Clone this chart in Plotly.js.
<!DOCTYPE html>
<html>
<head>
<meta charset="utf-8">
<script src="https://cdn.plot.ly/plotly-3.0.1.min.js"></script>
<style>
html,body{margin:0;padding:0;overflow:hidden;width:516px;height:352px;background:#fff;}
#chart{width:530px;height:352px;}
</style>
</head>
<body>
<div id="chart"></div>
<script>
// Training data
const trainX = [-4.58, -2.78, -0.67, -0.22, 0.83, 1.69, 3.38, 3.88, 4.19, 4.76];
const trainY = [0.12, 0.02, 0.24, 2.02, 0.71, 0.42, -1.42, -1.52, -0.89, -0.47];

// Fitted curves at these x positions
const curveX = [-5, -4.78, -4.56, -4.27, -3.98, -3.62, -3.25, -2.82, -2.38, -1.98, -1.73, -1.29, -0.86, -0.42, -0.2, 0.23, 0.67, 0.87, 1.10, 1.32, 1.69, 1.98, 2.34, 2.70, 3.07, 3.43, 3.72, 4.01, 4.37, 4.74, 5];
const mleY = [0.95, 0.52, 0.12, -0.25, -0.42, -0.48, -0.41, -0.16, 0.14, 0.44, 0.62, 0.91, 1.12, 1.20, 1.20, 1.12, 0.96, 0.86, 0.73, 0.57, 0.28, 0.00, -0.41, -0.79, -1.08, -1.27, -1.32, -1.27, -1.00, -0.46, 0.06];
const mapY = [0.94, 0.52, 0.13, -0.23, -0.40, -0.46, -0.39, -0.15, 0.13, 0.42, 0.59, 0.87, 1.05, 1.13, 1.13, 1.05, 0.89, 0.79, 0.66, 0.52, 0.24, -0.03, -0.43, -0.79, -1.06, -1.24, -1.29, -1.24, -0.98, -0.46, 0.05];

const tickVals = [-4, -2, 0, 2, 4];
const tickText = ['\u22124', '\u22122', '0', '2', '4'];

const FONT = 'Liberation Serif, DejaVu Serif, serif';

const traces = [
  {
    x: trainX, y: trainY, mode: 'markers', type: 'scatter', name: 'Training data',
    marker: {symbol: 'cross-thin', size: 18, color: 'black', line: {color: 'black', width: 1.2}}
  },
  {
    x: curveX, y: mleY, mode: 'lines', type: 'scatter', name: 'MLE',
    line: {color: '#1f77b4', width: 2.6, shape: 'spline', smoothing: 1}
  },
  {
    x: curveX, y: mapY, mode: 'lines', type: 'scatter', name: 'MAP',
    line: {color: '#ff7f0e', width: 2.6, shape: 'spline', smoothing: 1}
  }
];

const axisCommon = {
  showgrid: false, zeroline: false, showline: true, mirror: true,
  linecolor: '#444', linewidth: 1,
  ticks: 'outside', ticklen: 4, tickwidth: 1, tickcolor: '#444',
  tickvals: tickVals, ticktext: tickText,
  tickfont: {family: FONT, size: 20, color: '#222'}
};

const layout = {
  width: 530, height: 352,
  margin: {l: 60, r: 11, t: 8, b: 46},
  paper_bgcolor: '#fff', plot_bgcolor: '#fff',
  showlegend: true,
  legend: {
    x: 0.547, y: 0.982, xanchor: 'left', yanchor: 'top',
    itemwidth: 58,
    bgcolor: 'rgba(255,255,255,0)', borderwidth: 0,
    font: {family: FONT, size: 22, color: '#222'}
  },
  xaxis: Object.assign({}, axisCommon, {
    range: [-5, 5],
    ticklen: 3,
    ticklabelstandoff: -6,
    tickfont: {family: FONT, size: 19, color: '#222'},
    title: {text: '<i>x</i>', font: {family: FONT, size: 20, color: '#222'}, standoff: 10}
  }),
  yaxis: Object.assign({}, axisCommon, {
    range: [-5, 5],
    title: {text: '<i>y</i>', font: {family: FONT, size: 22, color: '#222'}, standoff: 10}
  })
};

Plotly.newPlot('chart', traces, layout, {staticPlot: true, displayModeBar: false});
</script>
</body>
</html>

**Given exercise:**
Your task is to repeat every line exactly.

**Solved exercise:**
Clone this chart in Plotly.js.
<!DOCTYPE html>
<html>
<head>
<meta charset="utf-8">
<script src="https://cdn.plot.ly/plotly-3.0.1.min.js"></script>
<style>
html,body{margin:0;padding:0;overflow:hidden;width:516px;height:352px;background:#fff;}
#chart{width:530px;height:352px;}
</style>
</head>
<body>
<div id="chart"></div>
<script>
// Training data
const trainX = [-4.58, -2.78, -0.67, -0.22, 0.83, 1.69, 3.38, 3.88, 4.19, 4.76];
const trainY = [0.12, 0.02, 0.24, 2.02, 0.71, 0.42, -1.42, -1.52, -0.89, -0.47];

// Fitted curves at these x positions
const curveX = [-5, -4.78, -4.56, -4.27, -3.98, -3.62, -3.25, -2.82, -2.38, -1.98, -1.73, -1.29, -0.86, -0.42, -0.2, 0.23, 0.67, 0.87, 1.10, 1.32, 1.69, 1.98, 2.34, 2.70, 3.07, 3.43, 3.72, 4.01, 4.37, 4.74, 5];
const mleY = [0.95, 0.52, 0.12, -0.25, -0.42, -0.48, -0.41, -0.16, 0.14, 0.44, 0.62, 0.91, 1.12, 1.20, 1.20, 1.12, 0.96, 0.86, 0.73, 0.57, 0.28, 0.00, -0.41, -0.79, -1.08, -1.27, -1.32, -1.27, -1.00, -0.46, 0.06];
const mapY = [0.94, 0.52, 0.13, -0.23, -0.40, -0.46, -0.39, -0.15, 0.13, 0.42, 0.59, 0.87, 1.05, 1.13, 1.13, 1.05, 0.89, 0.79, 0.66, 0.52, 0.24, -0.03, -0.43, -0.79, -1.06, -1.24, -1.29, -1.24, -0.98, -0.46, 0.05];

const tickVals = [-4, -2, 0, 2, 4];
const tickText = ['\u22124', '\u22122', '0', '2', '4'];

const FONT = 'Liberation Serif, DejaVu Serif, serif';

const traces = [
  {
    x: trainX, y: trainY, mode: 'markers', type: 'scatter', name: 'Training data',
    marker: {symbol: 'cross-thin', size: 18, color: 'black', line: {color: 'black', width: 1.2}}
  },
  {
    x: curveX, y: mleY, mode: 'lines', type: 'scatter', name: 'MLE',
    line: {color: '#1f77b4', width: 2.6, shape: 'spline', smoothing: 1}
  },
  {
    x: curveX, y: mapY, mode: 'lines', type: 'scatter', name: 'MAP',
    line: {color: '#ff7f0e', width: 2.6, shape: 'spline', smoothing: 1}
  }
];

const axisCommon = {
  showgrid: false, zeroline: false, showline: true, mirror: true,
  linecolor: '#444', linewidth: 1,
  ticks: 'outside', ticklen: 4, tickwidth: 1, tickcolor: '#444',
  tickvals: tickVals, ticktext: tickText,
  tickfont: {family: FONT, size: 20, color: '#222'}
};

const layout = {
  width: 530, height: 352,
  margin: {l: 60, r: 11, t: 8, b: 46},
  paper_bgcolor: '#fff', plot_bgcolor: '#fff',
  showlegend: true,
  legend: {
    x: 0.547, y: 0.982, xanchor: 'left', yanchor: 'top',
    itemwidth: 58,
    bgcolor: 'rgba(255,255,255,0)', borderwidth: 0,
    font: {family: FONT, size: 22, color: '#222'}
  },
  xaxis: Object.assign({}, axisCommon, {
    range: [-5, 5],
    ticklen: 3,
    ticklabelstandoff: -6,
    tickfont: {family: FONT, size: 19, color: '#222'},
    title: {text: '<i>x</i>', font: {family: FONT, size: 20, color: '#222'}, standoff: 10}
  }),
  yaxis: Object.assign({}, axisCommon, {
    range: [-5, 5],
    title: {text: '<i>y</i>', font: {family: FONT, size: 22, color: '#222'}, standoff: 10}
  })
};

Plotly.newPlot('chart', traces, layout, {staticPlot: true, displayModeBar: false});
</script>
</body>
</html>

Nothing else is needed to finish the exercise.